Мне думается, что именно оттуда, из русской литературы, пришел на страницы моих книг "маленький человек", как нередко называют обычного, рядом с нами живущего человека, который создает себе иллюзии и терпит неудачи, обманывается и обманывает, шумит в очереди на автобус и говорит высокими фразами, а когда приходит пора воевать, - воюет, не щадя жизни…
Я пишу о нем иногда с сочувствием, иногда с юмором, но никогда – с презрением…"
Как видите, сам Оз неоднократно говорил об этом влиянии, о русских корнях своей прозы. Я хотел бы продолжить цитирование (о книге "Мой Михаэль"):
... משום שיש ניגון רוסי, שבלעדיו הוא היה ספר אחר גם משום שהשורשים של חנה , השורשים של מיכאל, השורשים של הרבה אנשים בספר הזה הם שורשים של יהודי מזרח אירופה, והשורשים של יהודי מזרח אירופה הם השורשים של הרוסיות
«Потому что в этой книге звучит РУССКАЯ МЕЛОДИЯ, без которой она была бы совсем иной книгой. И еще потому, что корни Ханы, корни Михаэля, корни многих людей из этой книги – это корни восточно-европейского еврейства, которые, в конечном счете, глубоко уходят в русскую почву».
Неологизм "русиют" - "русскость", предложенный Амосом Озом, возможно, непривычен для восприятия, но, думается, он сродни широко употребляемому термину "исраэлиют", столь же не поддающемуся однозначному определению. Но оставим в стороне терминологические проблемы. Каким бы словом ни определяли мы многостороннее влияние русской культуры на Амоса Оза, сам факт присутствия этого влияния признается многими израильскими критиками. Сошлюсь, в частности, на критика Ницу Бен-Дов, которая прямо утверждает, что "Мой Михаэль" - это "русский роман", похожий в значительной мере на произведения Достоевского своей лихорадочностью, проникновением в дебри человеческой души, и героем, в данном случае, героиней, предчувствующей беду, страдающей раздвоением личности, не знающей покоя, полной внутренних противоречий"...
Та же "русскость" пронизывает не только "Моего Михаэля", но и "Черный ящик", и "Сумхи", и "Повесть о любви и тьме", и "Уготован покой", и "Познать женщину", и "Рифмы жизни и смерти", и "Третье состояние", и другие книги Амоса Оза, которые мне доводилось переводить.

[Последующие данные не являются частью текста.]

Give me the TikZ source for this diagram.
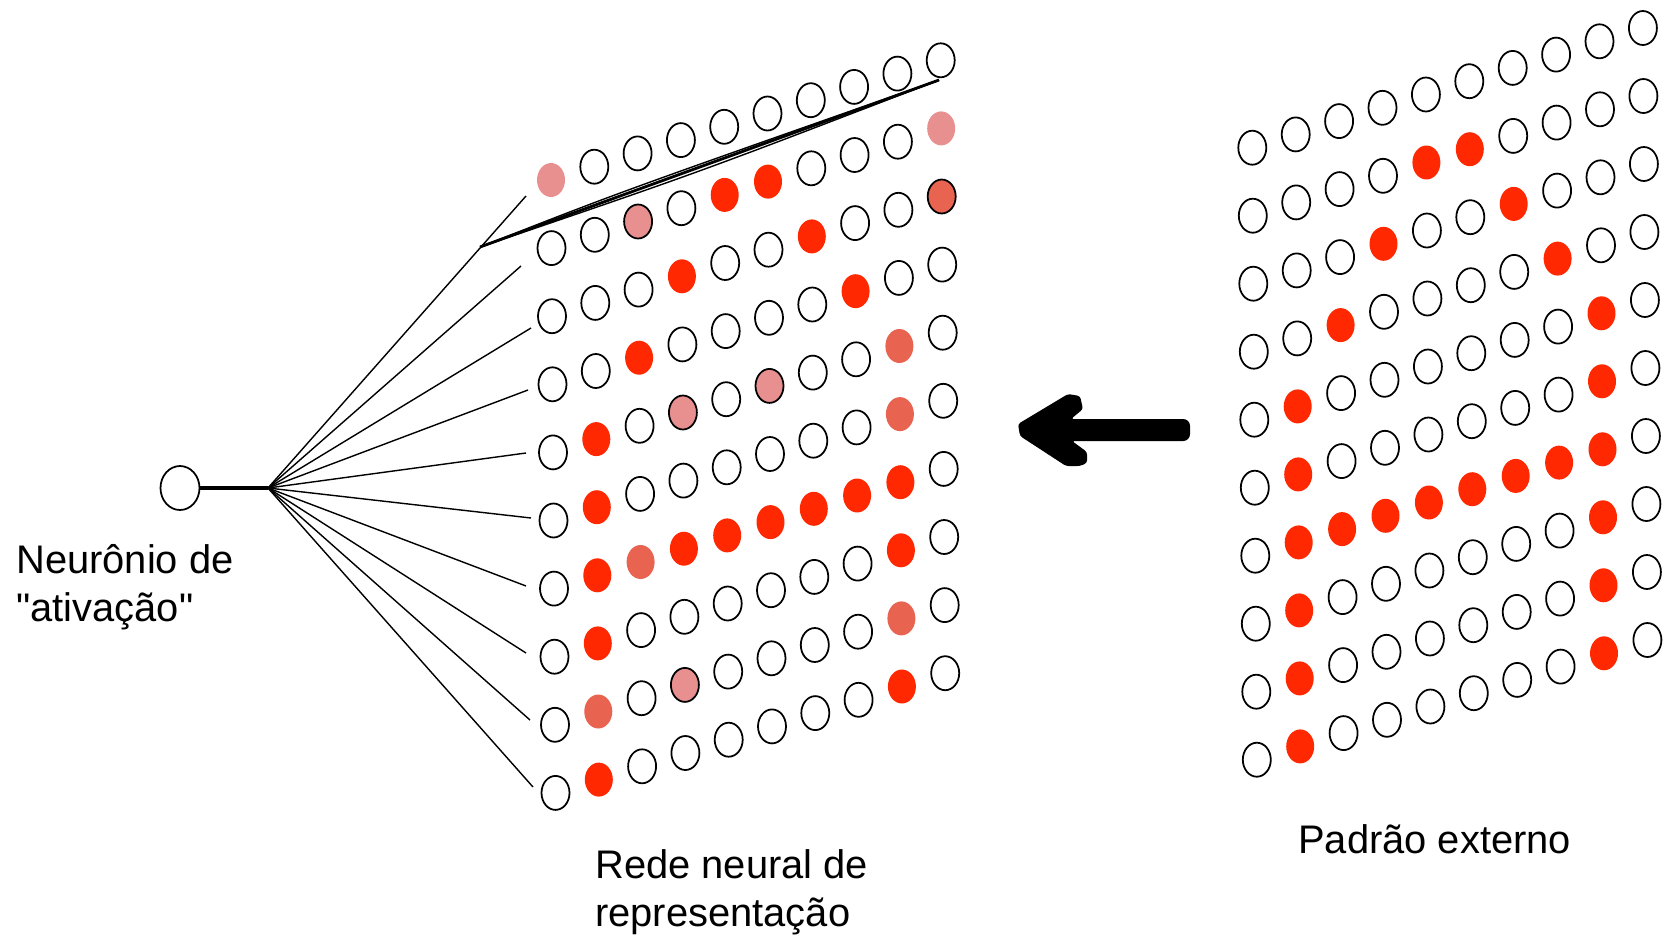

Это свойство прозы Амоса Оза, безусловно, делает короче и легче ее дорогу к русскоязычному читателю.
И если этот читатель, встретившись с прозой Амоса Оза, скажет: "какой замечательный писатель", ни словом не упомянув при этом переводчика, иначе говоря, не заметив его присутствия в тексте, - я буду считать свою задачу выполненной.